Remember ball drive? It's back (in FTC)


Remember ball drive, the TechnoKats’ drive base in 2003? Our team has been working on developing a new ball drive for use in FTC for the past few months, and we’re pretty proud of the end product. This one features only three motors and uses four custom-made rubber balls unlike the previous half omni wheel, half bowling ball configuration. Ball drive seems to be more suited to FTC because of our small motor limit and lack of reliable swerve drives.

Check out our reveal video here:

Our website also has interactive CAD models and a list of answered FAQs. Check it out at


This is super cool! Probably the smoothest I’ve seen an FTC robot drive as well.


You only know of 45’s cause I told you! :stuck_out_tongue:

After seeing your bot at WSR, i’ve been super impressed. This is no exception to what ive seen, and im blown away at this. Hopefully you guys use it in Rover Ruckus, and an event is out here so I can go check it out. Amazing job!


Awesome job!

Side note - great job on the website, what did y’all use to make it?


Not sure if this is what the above is asking, but I would like to know how you made the “custom-made” rubber balls, and if you have quantified what their CoF and compression is.


I think Canon was asking about the website itself, which is very well designed.

As far as how the balls were made, this is from the FAQ on their website:

Here is a quick explanation. Our balls contain 3 inch foam cores that help keep weight and material costs low. We cast a ¼ inch layer of hard plastic around these cores, then cast an ⅛ inch layer of 70A hardness rubber to make a final ball with a 4 inch diameter. For more details on our manufacturing process feel free to contact us!

Edit: I forgot to say, very nice job!


I’m in awe of this thing.

Are the omniwheels just overcoming the friction of the Colson on the ball when they strafe, or is there something else in play there?


It’s probably not a huge consideration for FTC, but how durable have these balls been for you? Has it worn or torn at all?

Very cool design and implementation!


That drive looks awesome!

However, I am wondering what benefits it offers over a “traditional” 4 omni holonomic drive. Especially considering the amount of space it takes up.


Can you post some pics?


I’m not them, but I can rattle off three quickly:

  1. Only three motors, compared to four. When FTC is rule-limited to 8, that’s not insignificant.

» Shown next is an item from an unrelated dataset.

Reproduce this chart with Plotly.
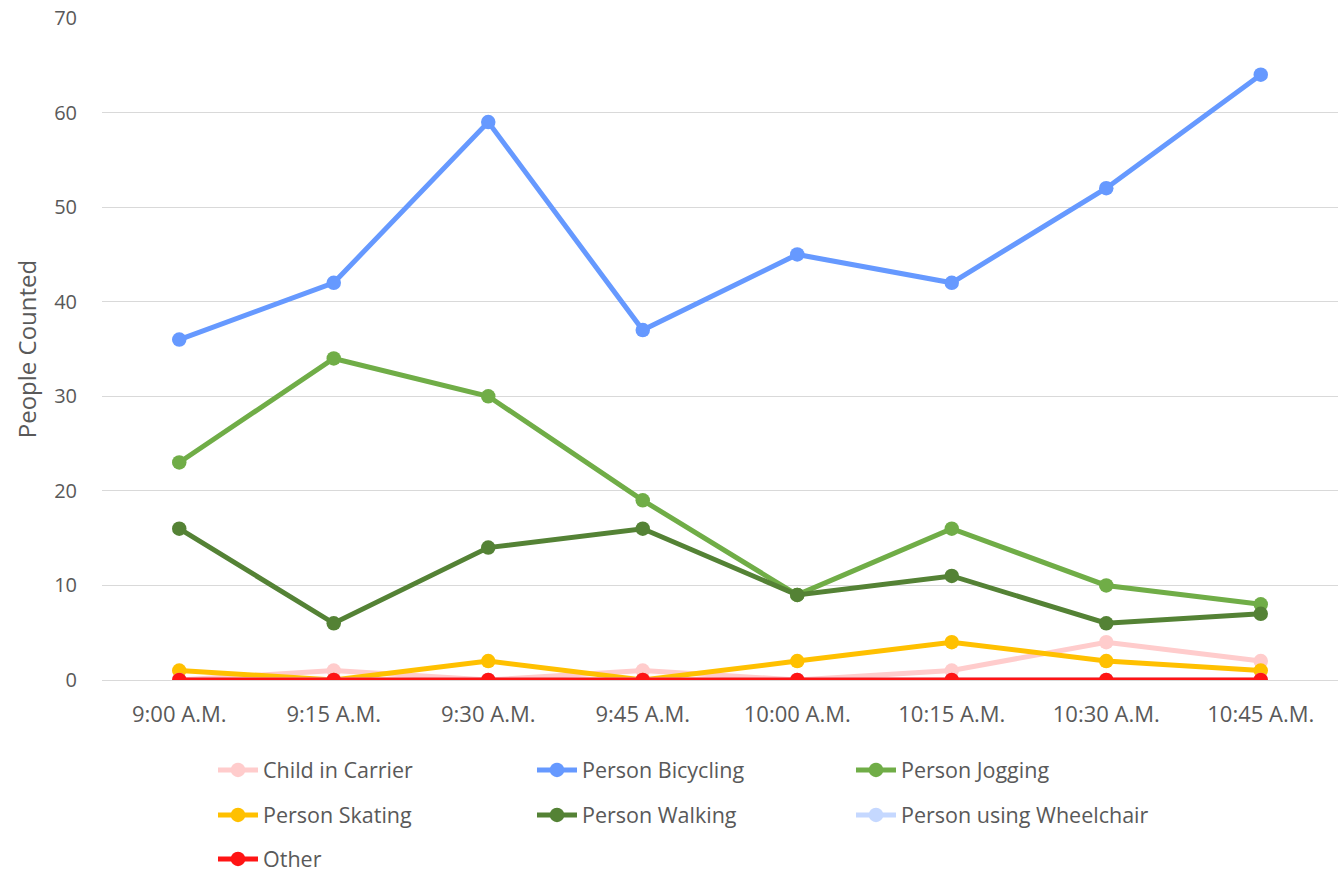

  2. Much simpler programming (check their website). Some teams just have that slant to them in the skills department.

  3. Better handling of terrain compared to many (surely not all, but many) omniwheel-based setups. Some mecanum-based setups will probably keep pace, but I struggle to see teams using omniwheels taking that slope with aplomb.


This is too cool. You all did a great job, thanks for sharing it with us.


For movement solely from the omni wheels, the balls would be rotating on an axis perpendicular to their contact with the colsons. The relative movement between the colson and the ball is probably fairly low (because it’s rotation rather than translation), leading to low losses. Ideally the resistance should be a pure moment, so it shouldn’t affect handling too much either*. I don’t think there’s any easy & better ways to handle this, so this implementation is probably about as good as it gets.

That being said, I have no experience with these drives, so I could be entirely wrong.

*this is the case for moving orthogonally, any non 90 degree angles could cause larger issues. But just like every other mechanical design issue, I’m sure the programming team can fix it.


I’m curious how the control systems/ apparent handling / mechanical stability of the system would behave with different spacings between the ominiwheel pair on top of each ball. I am sure contact on the top of the ball leads to better efficiency, but you could really play with acceleration characteristics by changing those contact points.

woah, nice one on last year’s robot, finally a legitimate use for a scissor [lift].


I hadn’t noticed that it’s only powered by 3 motors :ahh: I just finished picking my jaw up off the floor, just to have it fall back down again.


The foam core wheels to me are genius definitely gonna have to try that in FRC for intake rollers and shooter wheels.


Thanks for all the comments, I’ll try and answer all the questions that weren’t already answered by others.

Thanks, I just redid the site and I’m really happy with how it looks. We used Wordpress as our CMS and the Elementor plugin for page layouts with some custom parts as well. Elementor is super easy to use and I highly recommend it.

Essentially, yes. Matt G’s answer is correct - the balls are rotating on a perpendicular axis to the colson wheels so the friction is very low (basically none).

The balls have held up extremely well with almost no visible wear, even after 14 hours of driving on rough asphalt. Funnily enough considering how well they’re regarded, the colsons have shown the most wear out of any component on the robot. They’re basically flat now, but this is because they’re tightly tensioned with a spring against the sides of the balls and they’re made of softer rubber.


How hard was it to keep the wheels spherical while adding the rubber? Seems like you would have to do a lot of fine layers.


This design is pretty baller

Nice job!


That’s the coolest thing I’ve seen in a long while. What a great application for a scissor lift, totally reminds of the first to I saw 148’s 2015 robot!